When I was 7 we lived in a big Victorian house with a little tiny yard in Parkersburg West Virginia back in the day when everyone grew a garden. It was just what you did.
A lot of people grew vegetables but my preacher Daddy only grew flowers, especially roses. He had all the popular ones: the shimmering white, fragrant JFK, the pink Queen Elizabeth grandaflora, and the everything a great rose should be velvety red Mister Lincoln with its 6 inch blooms.
The roses ringed our yard in carefully cultivated organic beds. When the Japanese beetles got on his roses, no pesticide would touch their flesh. Daddy would fill a small glass jar with gasoline and borrow the tweezers from Mother’s vanity. He’d get up before dawn, crouch between the roses like a ninja warrior, wait for the sun to rise and illuminate the beetle’s iridescent shells, and then one by one tweeze them off, drop them into the gasoline, and watch them fight for their lives all the way to the bottom of the jar in some weird return to WW Two.
But then my mother’s mother, a 100 pound, 94-year-old mountain matriarch came to live with us and she had no use for roses: “too many thorns, too much trouble.” When she came at Thanksgiving she decreed that we would have a vegetable garden that spring, which was a problem because the small amount of yard that was not taken up by my swing set was already planted with Daddy’s flowers and roses. But Grandma couldn’t see that because the flowerbeds had died back, so she didn’t know a problem was brewing.
In January the Burpee seed catalog came and as Grandma washed the dishes after supper she debated the virtues of corn: Silver Queens vs Country Gentlemen and tomatoes: Mr Stripeys vs Beefstakes, while Daddy sat in his armchair by the fire, crouched behind the Jackson and Perkins rose catalog, eyeing the latest All American tea roses and floribundas.
I made paste Valentines in February while Grandma ordered enough seeds to plant a small farm and Daddy closed the door to his study and ordered two new All American tea roses and a flashy floribunda.
The snow melted.
Daddy dug up the ground around our swings for his new tea roses and grandma snuck in and planted peas around the feet of the swing-set before staking out a row of tomatoes next to his dahlias.
Daddy built a new trellis and planted his hot pink floribunda.
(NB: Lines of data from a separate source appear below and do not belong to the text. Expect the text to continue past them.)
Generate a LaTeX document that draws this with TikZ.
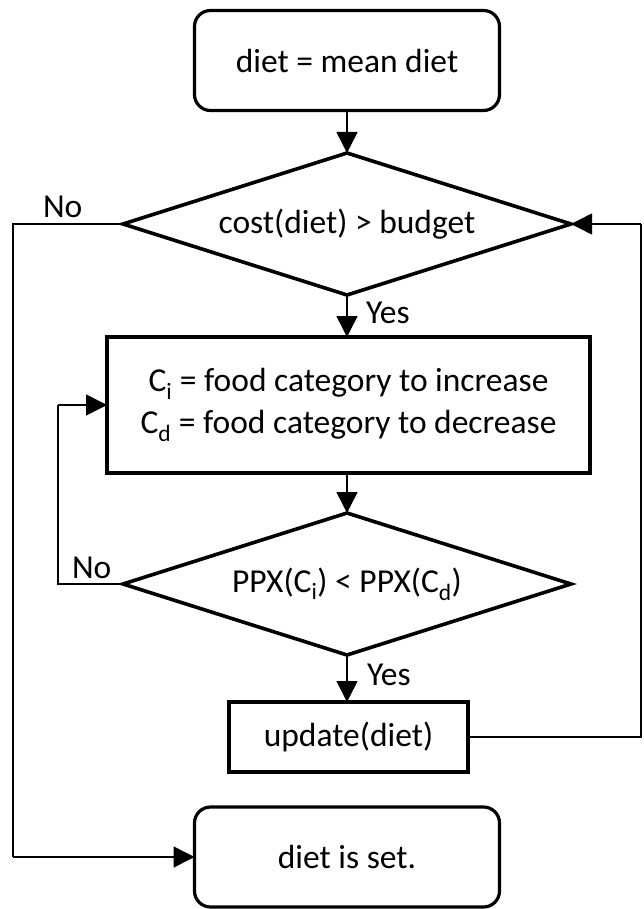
\documentclass[tikz,border=0pt]{standalone}
\usepackage{fontspec}
\setmainfont{Carlito}
\usetikzlibrary{shapes.geometric,arrows.meta}
\begin{document}
\begin{tikzpicture}[x=1pt,y=-1pt,
  every node/.style={font=\fontsize{33.5}{42}\selectfont, inner sep=0pt, outer sep=0pt},
  termbox/.style={draw, line width=3.2pt, rounded corners=16pt, minimum width=305pt, minimum height=100pt},
  procbox/.style={draw, line width=3.4pt},
  decide/.style={draw, diamond, line width=3.6pt, shape aspect=3.15, minimum width=448pt, minimum height=142pt},
  flow/.style={line width=1.5pt, -{Triangle[length=21pt,width=21pt]}},
  plain/.style={line width=1.5pt},
  lbl/.style={anchor=base west}
]
\fill[white] (0,0) rectangle (644,909);
\useasboundingbox (0,0) rectangle (644,909);

\node[termbox] (start) at (347,60.5) {diet = mean diet};
\node[decide] (d1) at (347,224) {cost(diet) > budget};
\node[procbox, minimum width=483pt, minimum height=136pt, align=center] (cat) at (348.5,405)
  {C\textsubscript{i} = food category to increase\\C\textsubscript{d} = food category to decrease};
\node[decide] (d2) at (347,584) {PPX(C\textsubscript{i}) < PPX(C\textsubscript{d})};
\node[procbox, minimum width=239pt, minimum height=70pt] (upd) at (348.5,737) {update(diet)};
\node[termbox] (done) at (347,857) {diet is set.};

\coordinate (outerx) at (13,0);
\coordinate (innerx) at (58,0);
\coordinate (rightx) at (641,0);

\draw[flow] (start.south) -- (d1.north);
\draw[flow] (d1.south) -- (d1.south |- cat.north);
\draw[flow] (cat.south -| d2.north) -- (d2.north);
\draw[flow] (d2.south) -- (d2.south |- upd.north);

\draw[plain] (d1.west) -- (outerx |- d1.west) -- (outerx |- done.west);
\draw[flow] (outerx |- done.west) -- (done.west);

\draw[plain] (d2.west) -- (innerx |- d2.west) -- (innerx |- cat.west);
\draw[flow] (innerx |- cat.west) -- (cat.west);

\draw[plain] (upd.east) -- (rightx |- upd.east) -- (rightx |- d1.east);
\draw[flow] (rightx |- d1.east) -- (d1.east);

\node[lbl] (no1) at (43,218) {No};
\node[lbl] (yes1) at (366,323) {Yes};
\node[lbl] (no2) at (72,578) {No};
\node[lbl] (yes2) at (367,685) {Yes};
\end{tikzpicture}
\end{document}
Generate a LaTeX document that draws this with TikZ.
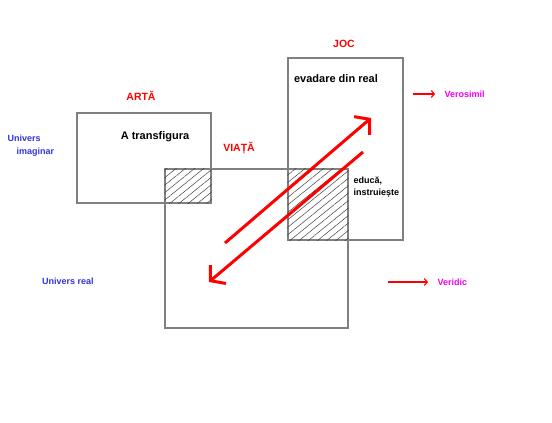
\documentclass[tikz,border=0pt]{standalone}
\usepackage{fontspec}
\setmainfont{Liberation Sans}
\usetikzlibrary{arrows.meta,patterns.meta}
\definecolor{labelred}{rgb}{1.0, 0.0, 0.0}
\definecolor{universe}{rgb}{0.2, 0.2, 0.85}
\definecolor{verdict}{rgb}{0.95, 0.0, 0.95}
\definecolor{frame}{rgb}{0.5, 0.5, 0.5}

\tikzset{
  box/.style={draw=frame,line width=1.1pt,minimum width=#1},
  hatch/.style={pattern={Lines[angle=39,distance=5.8pt,line width=0.5pt]},pattern color=black!75},
  bigarrow/.style={draw=labelred,line width=3pt,-{Straight Barb[length=10pt,width=24pt,line width=3pt]}},
  smallarrow/.style={draw=labelred,line width=1.1pt,shorten >=6pt,-{Straight Barb[length=3pt,width=7pt]}},
  redlabel/.style={text=labelred,font=\fontsize{10.5}{12}\bfseries},
  bluelabel/.style={text=universe,font=\fontsize{9}{13}\bfseries},
  pinklabel/.style={text=verdict,font=\fontsize{9}{11}\bfseries,anchor=west},
  bigtext/.style={font=\fontsize{11}{13}\bfseries}
}

\begin{document}
\begin{tikzpicture}[x=1pt,y=-1pt]
  \useasboundingbox (0,0) rectangle (552,423);
  % the three worlds
  \node[box=134pt,minimum height=90pt] (arta) at (144,158) {};
  \node[box=183pt,minimum height=159pt] (viata) at (256.5,248.5) {};
  \node[box=115pt,minimum height=182pt] (joc) at (345.5,149) {};
  \fill[hatch] (viata.north west) rectangle (arta.south east);
  \fill[hatch] (joc.south west) rectangle (viata.north east);
  % titles
  \node[redlabel] (tarta) at (141,96) {ARTĂ};
  \node[redlabel] (tviata) at (239,148) {VIAȚĂ};
  \node[redlabel] (tjoc) at (344,44) {JOC};
  \node[bigtext] (transf) at (155,137) {A transfigura};
  \node[bigtext] (evad) at (336,79) {evadare din real};
  \node[font=\fontsize{9}{12}\bfseries,align=left,anchor=west] (educ) at (350,187) {educă,\\instruiește};
  \node[bluelabel,align=left,anchor=west] (imag) at (4,146) {Univers\\\hspace*{9pt}imaginar};
  \node[bluelabel] (real) at (68,281) {Univers real};
  \node[pinklabel] (vero) at (441,94) {Verosimil};
  \node[pinklabel] (veri) at (434,282) {Veridic};
  % arrows
  \coordinate (up1) at (225,243);
  \coordinate (up2) at (371,118);
  \coordinate (dn1) at (363,152);
  \coordinate (dn2) at (209,282);
  \draw[bigarrow] (up1) -- (up2);
  \draw[bigarrow] (dn1) -- (dn2);
  \coordinate (v1) at (413,94);
  \coordinate (v2) at (388,282);
  \draw[smallarrow] (v1) -- (vero.west);
  \draw[smallarrow] (v2) -- (veri.west);
\end{tikzpicture}
\end{document}
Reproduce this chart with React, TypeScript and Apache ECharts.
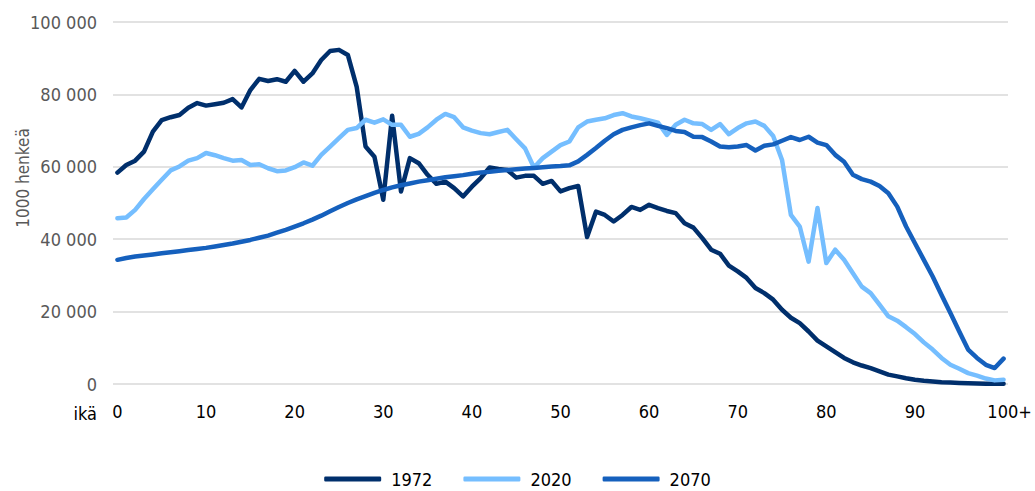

Grandma planted silver queen and runner beans on the other side. Every square inch of our back yard that was not taken up by our swing set that year held roses and turnips, dahlias and runner beans.
By the time the family reunion came in July, my sister and I had no place to play because Grandma’s peas had climbed the swing-set and were spilling down the slide. It doesn’t take long for life to crowd you out, does it?